Wednesday, August 22, 2012
Alan Novemer 8/22
Notes from opening day:
Real revolution is information, not technology. Challenge students with provocative ideas so they think. The answers are on the Internet, not the answers. I need to learn to think now.
Main ideas: critical thinking on the Internet, global communication, student jobs (tutorial designers, scribes, researchers, global communicators)
Wolfram Alpha- knowledge engine, not search engine
Who owns the learning? Walk down hall in classroom, who is working harder, teacher or student?
How can school be boring if we have a natural love for learning? Too much control in teachers hand since 1923 (end of 1 room school house). We should go back to the 1 room school house and Socratic method (like Andover). Role of teacher is to ask most provocative questions, not give answers.
Pedagogy trumps technology. Good teacher more important than laptops for every student.
Too much confidence on part of teachers that kids know technology. Kids and teachers think the kids know tech, but do need instruction. Global warming example: get source from ice land in global warming (country code site:is)
Popes speech riot turkey: to find impact of pope's comment criticizing Islam in turkey, Alan told west point to use site:edu.tr for turkey higher Ed and gov for gov. Western media reported quote, but turkey higher Ed did not.
Technology isn't real revolution, information is.
First 5 days most important of the year. During these days, find out how your students learn. First day, have them find the most important image in us history. Learn abou conceptions and misconceptions.
Reason for American revolution "site:sch.uk" - British banks were told not to invest in slave trade anymore. On 5th day have kids Skype with students in Britain.
Ear mouse- is it true? Photoshop? Does it function? BBC "grow" an ear. Wikipedia (vacantly mouse)- ear mold sewn on. Which one is true? Go to lab it's from site:MIT.edu ear mouse vacanti. Or site:Harvard.edu.
Create learning with purpose to motivate. Math train site of student tutorials that help learned around the world. The four walls of the classroom are the enemy. We need to communicate with the world. Classrooms should be global communication centers.
It may be more important to teach how I learn than what I know. (hash tags in twitter, dashboard, diggo) - build capacity to manage own learning. Alan's library (diigo.com/user/globalearner)
All of Alan's doctoral students use diigo, set up account on first day- library in cloud accessible from whole world. If class group has diggO, can build a library together. (watch tutorial on YouTube).

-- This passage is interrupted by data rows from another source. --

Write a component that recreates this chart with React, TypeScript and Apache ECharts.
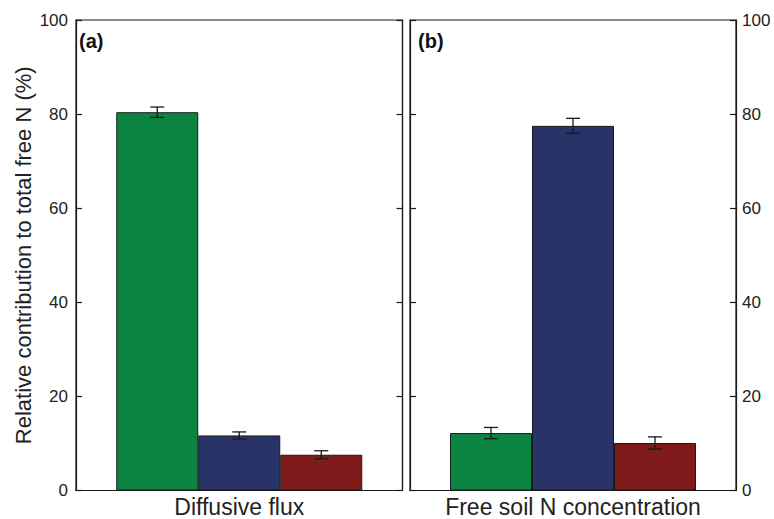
import React, { useEffect, useRef } from "react";
import * as echarts from "echarts";

const seriesNames = ["Component A", "Component B", "Component C"];
const seriesColors = ["#0a8440", "#283367", "#7e1a1a"];
const panelACategory = ["Diffusive flux"];
const panelBCategory = ["Free soil N concentration"];
const panelAValues = [80.4, 11.7, 7.6];
const panelAErrors = [1.1, 0.75, 0.85];
const panelBValues = [12.2, 77.5, 10.1];
const panelBErrors = [1.2, 1.6, 1.3];
const yMin = 0;
const yMax = 100;
const yInterval = 20;
const yTitle = "Relative contribution to total free N (%)";
const panelLabels = ["(a)", "(b)"];

const FONT = "'Liberation Sans', Arial, sans-serif";
const BAR_W = 82;
const INK = "#1a1a1a";

export default function App() {
  const ref = useRef<HTMLDivElement>(null);
  useEffect(() => {
    document.body.style.margin = "0";
    if (!ref.current) return;
    const chart = echarts.init(ref.current, undefined, { renderer: "svg" });

    const gridCommon = {
      top: 20,
      height: 470.5,
      show: true,
      borderColor: INK,
      borderWidth: 1.2,
      backgroundColor: "transparent",
      containLabel: false,
    };

    const xAxisCommon = {
      type: "category" as const,
      axisTick: { show: false },
      axisLine: { lineStyle: { color: INK, width: 1.2 } },
      axisLabel: { fontSize: 23, color: "#222", margin: 5, fontFamily: FONT },
      splitLine: { show: false },
    };

    const yAxisCommon = {
      type: "value" as const,
      min: yMin,
      max: yMax,
      interval: yInterval,
      splitLine: { show: false },
      axisLine: { show: true, lineStyle: { color: INK, width: 1.2 } },
      axisTick: { show: true, inside: true, length: 6, lineStyle: { color: INK, width: 1.2 } },
    };

    const errorRender = (params: any, api: any) => {
      const cat = api.value(0);
      const xc = api.coord([cat, 0])[0] + (api.value(3) - 1) * BAR_W;
      const yLow = api.coord([cat, api.value(1)])[1];
      const yHigh = api.coord([cat, api.value(2)])[1];
      const half = 7;
      const style = { stroke: INK, lineWidth: 1.3 };
      return {
        type: "group",
        children: [
          { type: "line", shape: { x1: xc, y1: yLow, x2: xc, y2: yHigh }, style },
          { type: "line", shape: { x1: xc - half, y1: yHigh, x2: xc + half, y2: yHigh }, style },
          { type: "line", shape: { x1: xc - half, y1: yLow, x2: xc + half, y2: yLow }, style },
        ],
      };
    };

    const makeBars = (values: number[], xIdx: number, yIdx: number) =>
      values.map((v, i) => ({
        name: seriesNames[i],
        type: "bar",
        xAxisIndex: xIdx,
        yAxisIndex: yIdx,
        data: [v],
        barWidth: BAR_W,
        barGap: "0%",
        itemStyle: { color: seriesColors[i], borderColor: INK, borderWidth: 1 },
        z: 2,
      }));

    const makeErrors = (values: number[], errors: number[], xIdx: number, yIdx: number) => ({
      type: "custom",
      xAxisIndex: xIdx,
      yAxisIndex: yIdx,
      renderItem: errorRender,
      encode: { x: 0, y: [1, 2] },
      data: values.map((v, i) => [0, v - errors[i], v + errors[i], i]),
      z: 5,
    });

    chart.setOption({
      animation: false,
      backgroundColor: "#ffffff",
      textStyle: { fontFamily: FONT },
      grid: [
        { ...gridCommon, left: 76, width: 326.5 },
        { ...gridCommon, left: 410, width: 326 },
      ],
      xAxis: [
        { ...xAxisCommon, gridIndex: 0, data: panelACategory },
        { ...xAxisCommon, gridIndex: 1, data: panelBCategory },
      ],
      yAxis: [
        {
          ...yAxisCommon,
          gridIndex: 0,
          position: "left",
          axisLabel: { fontSize: 17, color: "#222", margin: 8, fontFamily: FONT },
          name: yTitle,
          nameLocation: "middle",
          nameGap: 42,
          nameTextStyle: { fontSize: 22, color: "#222", fontFamily: FONT },
        },
        { ...yAxisCommon, gridIndex: 0, position: "right", axisLabel: { show: false } },
        { ...yAxisCommon, gridIndex: 1, position: "left", axisLabel: { show: false } },
        {
          ...yAxisCommon,
          gridIndex: 1,
          position: "right",
          axisLabel: { fontSize: 17, color: "#222", margin: 6, fontFamily: FONT },
        },
      ],
      graphic: [
        {
          type: "text",
          left: 79,
          top: 31,
          style: { text: panelLabels[0], font: `bold 20px ${FONT}`, fill: "#111" },
        },
        {
          type: "text",
          left: 418,
          top: 31,
          style: { text: panelLabels[1], font: `bold 20px ${FONT}`, fill: "#111" },
        },
      ],
      series: [
        ...makeBars(panelAValues, 0, 0),
        makeErrors(panelAValues, panelAErrors, 0, 0),
        ...makeBars(panelBValues, 1, 3),
        makeErrors(panelBValues, panelBErrors, 1, 3),
      ],
    });
    return () => chart.dispose();
  }, []);
  return <div ref={ref} style={{ width: 774, height: 519 }} />;
}
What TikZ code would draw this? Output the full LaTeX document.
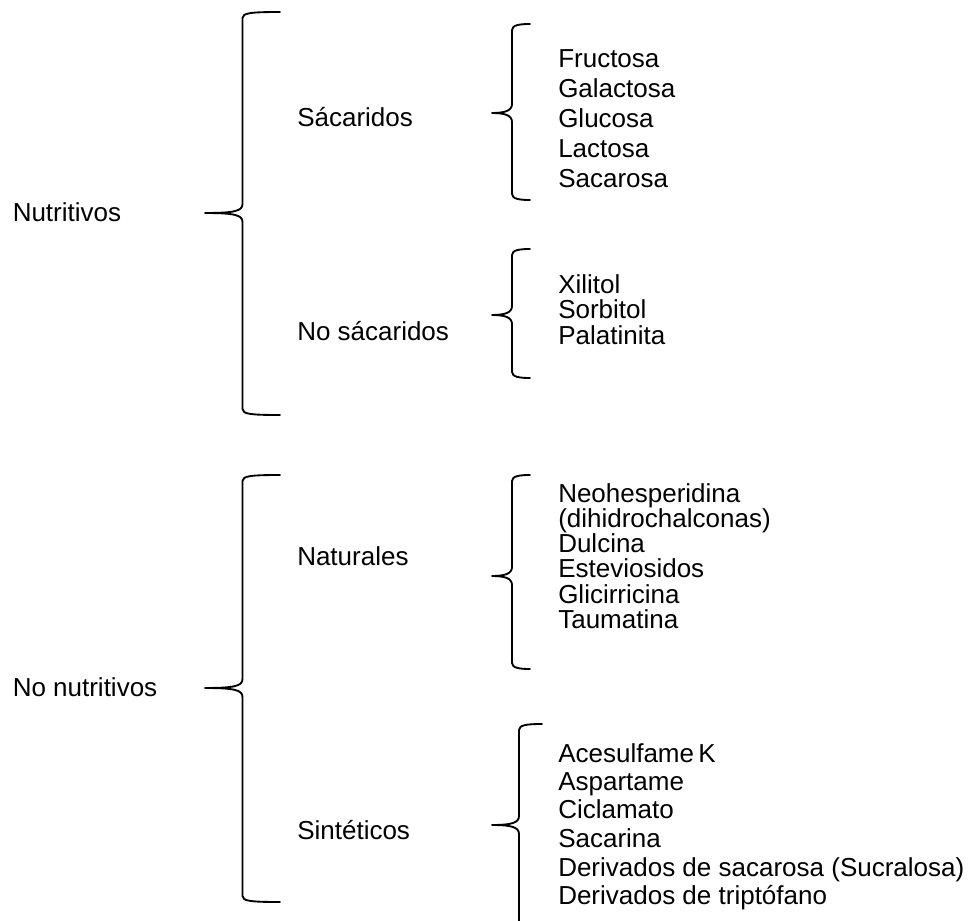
\documentclass[tikz,border=0pt]{standalone}
\usepackage{fontspec}
\setmainfont{Liberation Sans}
\newcommand{\mybrace}[6]{% #1 vertical x, #2 tip x, #3 end x, #4 top y, #5 tip y, #6 bottom y
  \draw[bracestyle] (#3,#4) .. controls ({#1+8},#4) and (#1,{#4+1}) .. (#1,{#4+6})
    -- (#1,{#5-9}) .. controls (#1,{#5-2}) and ({#1-8},#5) .. (#2,#5)
    .. controls ({#1-8},#5) and (#1,{#5+2}) .. (#1,{#5+9})
    -- (#1,{#6-6}) .. controls (#1,{#6-1}) and ({#1+8},#6) .. (#3,#6);}
\begin{document}
\begin{tikzpicture}[x=0.75pt,y=-0.75pt,
  lbl/.style={anchor=base west,inner sep=0pt,font=\fontsize{19.5}{23}\selectfont},
  bracestyle/.style={line width=1.4pt,line cap=round,line join=round}]
\useasboundingbox (0,0) rectangle (972,921);
\clip (0,0) rectangle (972,921);
% level 1
\node[lbl] (nut) at (12.5,221) {Nutritivos};
\node[lbl] (nonut) at (12.5,696) {No nutritivos};
% level 2
\node[lbl] (sac) at (297,126) {Sácaridos};
\node[lbl] (nosac) at (297,340) {No sácaridos};
\node[lbl] (nat) at (297,565) {Naturales};
\node[lbl] (sin) at (297,839) {Sintéticos};
% level 3
\node[lbl] (fru) at (558,67.5) {Fructosa};
\node[lbl] (gal) at (558,97.5) {Galactosa};
\node[lbl] (glu) at (558,127) {Glucosa};
\node[lbl] (lac) at (558,157) {Lactosa};
\node[lbl] (sacr) at (558,187) {Sacarosa};
\node[lbl] (xil) at (558,293) {Xilitol};
\node[lbl] (sor) at (558,318) {Sorbitol};
\node[lbl] (pal) at (558,344) {Palatinita};
\node[lbl] (neo) at (558,502) {Neohesperidina};
\node[lbl] (dih) at (558,527) {(dihidrochalconas)};
\node[lbl] (dul) at (558,552) {Dulcina};
\node[lbl] (est) at (558,577.5) {Esteviosidos};
\node[lbl] (gli) at (558,603) {Glicirricina};
\node[lbl] (tau) at (558,628) {Taumatina};
\node[lbl] (ace) at (558,762) {Acesulfame\,K};
\node[lbl] (asp) at (558,790) {Aspartame};
\node[lbl] (cic) at (558,818.5) {Ciclamato};
\node[lbl] (sca) at (558,847) {Sacarina};
\node[lbl] (dsa) at (558,876) {Derivados de sacarosa (Sucralosa)};
\node[lbl] (dtr) at (558,904) {Derivados de triptófano};
% braces
\mybrace{242.5}{205}{280}{12}{213}{415}
\mybrace{242.5}{205}{280}{475}{688}{902}
\mybrace{512}{492}{530}{24}{113}{200}
\mybrace{512}{492}{530}{249}{315}{378}
\mybrace{512}{492}{530}{475}{576}{669}
\mybrace{519}{492}{542}{724}{825}{960}
\end{tikzpicture}
\end{document}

"it's not the teacher but the method that matters"-article we should read. Harvard high test scores did not mean that there was learning. Set up a class with Flip model (taught) by grad students learned better than class taught by nobel prize winner). Eric Maazur (created Facebook-like social network at Harvard pre FB) had cataloged 3,000 questions over past years. Found his own knowledge was in way b/c can't predict a new learners questions. Found students contribute more online than face to face. Now he bases his lessons on students questions from night before.